A pesquisadora da Embrapa relata que a possibilidade de identificação de detalhes como o equipamento de irrigação (braço giratório), marcas deixadas pelas rodas no campo e status de uso permitiu a exclusão de cerca de 1.600 equipamentos de irrigação mapeados no levantamento realizado em 2017, no estudo em parceria entre a Embrapa e a ANA.
“As principais mudanças se deram nos estados do Nordeste em função da redução da área irrigada de cana-de-açúcar com o uso de pivôs centrais rebocáveis. Também ocorreram a exclusão de equipamentos inativos ou identificados erroneamente e a inclusão de um maior número de pequenos pivôs centrais em função da melhoria na qualidade das imagens utilizadas no levantamento atual”, conta Landau.
O estudo demonstra que, em geral, as áreas desativadas de irrigação continuam sendo cultivadas na estação das águas e apresentam alta semelhança com as áreas irrigadas nas imagens de satélite. Exceto pela ausência do braço mecânico e das marcas deixadas pelas rodas durante a aplicação da irrigação, condições impraticáveis de discriminação por processos de automação. Situação mais complexa ocorre nos sistemas de pastejos rotacionados com o uso de cerca elétrica com deslocamentos em relação ao eixo central.
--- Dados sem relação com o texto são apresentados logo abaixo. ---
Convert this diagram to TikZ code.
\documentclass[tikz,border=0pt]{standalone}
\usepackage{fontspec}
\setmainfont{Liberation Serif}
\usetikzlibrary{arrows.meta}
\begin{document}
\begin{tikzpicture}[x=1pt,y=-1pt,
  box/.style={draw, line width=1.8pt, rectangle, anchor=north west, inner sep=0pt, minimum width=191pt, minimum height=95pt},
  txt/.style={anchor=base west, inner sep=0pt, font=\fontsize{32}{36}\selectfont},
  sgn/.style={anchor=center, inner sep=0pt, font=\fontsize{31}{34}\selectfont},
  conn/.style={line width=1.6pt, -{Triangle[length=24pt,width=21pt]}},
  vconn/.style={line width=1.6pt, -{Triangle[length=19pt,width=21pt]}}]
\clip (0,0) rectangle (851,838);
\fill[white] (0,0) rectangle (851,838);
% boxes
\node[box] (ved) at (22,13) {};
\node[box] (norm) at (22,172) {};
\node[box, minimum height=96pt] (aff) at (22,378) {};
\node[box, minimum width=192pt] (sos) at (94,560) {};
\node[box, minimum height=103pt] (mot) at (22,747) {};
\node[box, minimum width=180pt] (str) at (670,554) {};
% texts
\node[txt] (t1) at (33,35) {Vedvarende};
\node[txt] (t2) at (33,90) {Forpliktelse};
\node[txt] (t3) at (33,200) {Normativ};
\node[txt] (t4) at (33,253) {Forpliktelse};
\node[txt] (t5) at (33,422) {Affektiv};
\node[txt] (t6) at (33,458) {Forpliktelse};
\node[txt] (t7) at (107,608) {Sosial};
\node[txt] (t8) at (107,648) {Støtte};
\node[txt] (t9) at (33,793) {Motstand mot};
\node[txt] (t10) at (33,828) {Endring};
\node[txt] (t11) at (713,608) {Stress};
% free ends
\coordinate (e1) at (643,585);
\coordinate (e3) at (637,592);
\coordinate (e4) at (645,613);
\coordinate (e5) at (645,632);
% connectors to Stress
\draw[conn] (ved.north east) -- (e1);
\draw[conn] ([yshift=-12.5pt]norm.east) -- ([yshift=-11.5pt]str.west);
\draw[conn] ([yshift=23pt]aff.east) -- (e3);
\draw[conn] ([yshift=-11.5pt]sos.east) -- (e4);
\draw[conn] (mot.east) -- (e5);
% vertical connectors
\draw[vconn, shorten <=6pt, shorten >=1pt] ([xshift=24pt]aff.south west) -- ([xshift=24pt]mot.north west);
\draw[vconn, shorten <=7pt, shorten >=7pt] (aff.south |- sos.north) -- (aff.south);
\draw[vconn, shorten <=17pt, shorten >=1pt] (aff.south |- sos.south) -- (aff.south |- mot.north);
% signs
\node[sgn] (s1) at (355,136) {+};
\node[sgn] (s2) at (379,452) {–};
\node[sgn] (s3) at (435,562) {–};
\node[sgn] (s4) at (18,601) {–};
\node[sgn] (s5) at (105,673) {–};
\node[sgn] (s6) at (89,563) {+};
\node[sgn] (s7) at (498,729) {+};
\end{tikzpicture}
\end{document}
“Nesse caso, o sistema pode ou não estar associado à irrigação por pivô central, e a identificação dos equipamentos de irrigação depende da visualização das marcas deixadas no campo pelas rodas do equipamento, uma vez que o braço giratório pode ser confundido com a cerca elétrica na interpretação das imagens de satélite. As imagens de satélite durante o período da estiagem ajudam a identificar as áreas irrigadas em função da resposta espectral diferenciada nos índices de vegetação”, conclui a cientista.